CBS Sports | R.J. Anderson: It took Aaron Hicks one series before stirring the pot. In comments to The Athletic he expressed his frustration over having no idea what his role is, and now, Yankees manager Aaron Boone has been forced to respond. Boone claims that the specific matchups in the season opening series didn’t line up well for Hicks, and encouraged the veteran outfielder to remain ready for whenever his opportunity comes. Hicks made his first start of the season last night after failing to win the spring left field competition outright and heard boos multiple times from the Bronx crowd. Given that he has multiple years left on his contract, it appears likely that he will remain a Yankee regardless of the role available to him.
NJ Advance Media | Max Goodman: Ian Hamilton made his Yankees debut last night after having his contract purchased earlier in the day, tossing 1.2 scoreless innings. He was the inspiring story of the spring, earning a call-up to the majors after making eight appearances without allowing a run as a non-roster invitee. The 27-year-old endured eight surgeries to repair facial injuries sustained when he was hit in the face by a foul ball while with the White Sox Triple-A affiliate in 2019. Last night, he fed the heart of the Phillies lineup a steady diet of pitches known as the “Slambio,” a portmanteau of slider and “cambio” from the Spanish for changeup. It’s a changeup with slider movement, and it got whiffs in bunches throughout camp and last night.
Newsday | Anthony Rieber: Jhony Brito dazzled in his MLB debut on Sunday, tossing five scoreless innings to spur the Yankees toward their first series victory of the season. However, his impressive performance did not spare him from the at-times unfeeling machinations of roster churn, and he found himself optioned to Triple-A Scranton/Wilkes-Barre to make room for Ian Hamilton. He can learn from those around him the value of taking everything in stride and continuing to improve so that he can capitalize on the next opportunity he is given.

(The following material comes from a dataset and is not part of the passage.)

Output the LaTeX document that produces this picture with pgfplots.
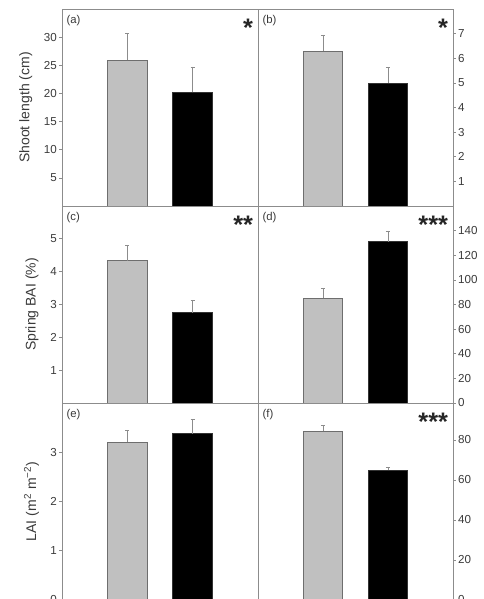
\documentclass[border=0pt]{standalone}
\usepackage{pgfplots}
\pgfplotsset{compat=1.18}
\usepackage{fontspec}
\setmainfont{Liberation Sans}
\definecolor{barg}{HTML}{C0C0C0}
\definecolor{edgeg}{HTML}{6E6E6E}
\definecolor{axg}{HTML}{8C8C8C}
\definecolor{txt}{HTML}{3A3A3A}
\pgfplotsset{
  panel/.style={
    scale only axis, height=147.75pt,
    xmin=0, xmax=3, xtick=\empty, ymin=0,
    axis line style={axg, line width=0.6pt},
    tick style={axg, line width=0.5pt},
    tick align=outside, major tick length=2.2pt,
    /pgf/number format/assume math mode=true,
    ticklabel style={font=\fontsize{8.7}{10}\selectfont, text=txt},
    yticklabel style={inner sep=1.5pt},
    ylabel style={font=\fontsize{10.5}{12}\selectfont, text=txt},
    clip=false,
  },
  leftp/.style={panel, width=147pt, ytick pos=left},
  rightp/.style={panel, width=146.25pt, ytick pos=right, yticklabel pos=right},
  gbar/.style={ybar, bar shift=0pt, bar width=0.61, fill=barg, draw=edgeg, line width=0.5pt,
    error bars/.cd, y dir=plus, y explicit,
    error bar style={axg, line width=0.5pt},
    error mark options={rotate=90, mark size=1.6pt, axg, line width=0.5pt}},
  kbar/.style={ybar, bar shift=0pt, bar width=0.61, fill=black, draw=black!80, line width=0.5pt,
    error bars/.cd, y dir=plus, y explicit,
    error bar style={axg, line width=0.5pt},
    error mark options={rotate=90, mark size=1.6pt, axg, line width=0.5pt}},
}
\newcommand{\plab}[1]{\node[anchor=north west, font=\fontsize{8.5}{10}\selectfont, text=txt, inner sep=0pt] at ([xshift=3.3pt,yshift=-4.2pt]rel axis cs:0,1) {#1};}
\newcommand{\sig}[1]{\node[anchor=base east, font=\bfseries\fontsize{19}{19}\selectfont, text=black!85, inner sep=0pt] at ([xshift=-3.5pt,yshift=-20.5pt]rel axis cs:1,1) {#1};}
\begin{document}
\begin{tikzpicture}
\path[use as bounding box] (0,0) rectangle (362.25pt,449.25pt);
\clip (0,0) rectangle (362.25pt,449.25pt);
% (a)
\begin{axis}[leftp, at={(46.5pt,294.75pt)}, anchor=south west, ymax=35, ytick={5,10,...,30},
  ylabel={Shoot length (cm)}, ylabel style={at={(axis description cs:-0.185,0.5)}, anchor=center}]
\addplot[gbar] coordinates {(1,25.85) +- (0,4.85)};
\addplot[kbar] coordinates {(2,20.2) +- (0,4.5)};
\plab{(a)}\sig{*}
\end{axis}
% (b)
\begin{axis}[rightp, at={(193.5pt,294.75pt)}, anchor=south west, ymax=8, ytick={1,...,7}]
\addplot[gbar] coordinates {(1,6.3) +- (0,0.65)};
\addplot[kbar] coordinates {(2,5.0) +- (0,0.64)};
\plab{(b)}\sig{*}
\end{axis}
% (c)
\begin{axis}[leftp, at={(46.5pt,147pt)}, anchor=south west, ymax=6, ytick={1,...,5},
  ylabel={Spring BAI (\%)}, ylabel style={at={(axis description cs:-0.153,0.5)}, anchor=center}]
\addplot[gbar] coordinates {(1,4.33) +- (0,0.48)};
\addplot[kbar] coordinates {(2,2.75) +- (0,0.38)};
\plab{(c)}\sig{**}
\end{axis}
% (d)
\begin{axis}[rightp, at={(193.5pt,147pt)}, anchor=south west, ymax=160, ytick={0,20,...,140}]
\addplot[gbar] coordinates {(1,85.0) +- (0,8.1)};
\addplot[kbar] coordinates {(2,131.1) +- (0,8.6)};
\plab{(d)}\sig{***}
\end{axis}
% (e)
\begin{axis}[leftp, at={(46.5pt,-0.75pt)}, anchor=south west, ymax=4, ytick={0,1,2,3},
  ylabel={LAI (m\textsuperscript{2} m\textsuperscript{−2})}, ylabel style={at={(axis description cs:-0.155,0.5)}, anchor=center}]
\addplot[gbar] coordinates {(1,3.2) +- (0,0.25)};
\addplot[kbar] coordinates {(2,3.38) +- (0,0.29)};
\plab{(e)}
\end{axis}
% (f)
\begin{axis}[rightp, at={(193.5pt,-0.75pt)}, anchor=south west, ymax=98.5, ytick={0,20,...,80}]
\addplot[gbar] coordinates {(1,84.3) +- (0,3.0)};
\addplot[kbar] coordinates {(2,65.0) +- (0,1.5)};
\plab{(f)}\sig{***}
\end{axis}
\end{tikzpicture}
\end{document}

Take Nestor Cortes, whose own up-and-down journey has led him to being a stalwart in the Yankees rotation fresh off the best ERA in a campaign by a Yankees starter since 1995. He looked decent in his first start of season, allowing a run over five innings and making a heads-up play to back up home plate that likely allowed him to go on and complete the outing to earn the victory.
MLB.com | Mark Bowman: The Braves announced that they will make the No. 25 worn by Andruw Jones the 11th retired number in franchise history, following Dale Murphy (3), Bobby Cox (6), Chipper Jones (10), Warren Spahn (21), John Smoltz (29), Greg Maddux (31), Phil Niekro (35), Eddie Mathews (41), Hank Aaron (44) and Tom Glavine (47). This is somewhat forgotten at this point, but Jones played the final two seasons of his career with the Yankees in 2011 and 2012, batting .220/.322/.447 with 27 home runs, 67 RBI, and a 108(!) wRC+ in 171 games during his mid-30s.
Jones finished his career with 434 home runs and is widely regarded as one of the greatest center fielders in history. He eclipsed the 50-percent mark in Hall of Fame balloting for the first time this round. He has seen his vote share steadily increase with each year, mirroring the track that eventually took Scott Rolen into the Hall, so perhaps a similar outcome awaits the longtime Brave.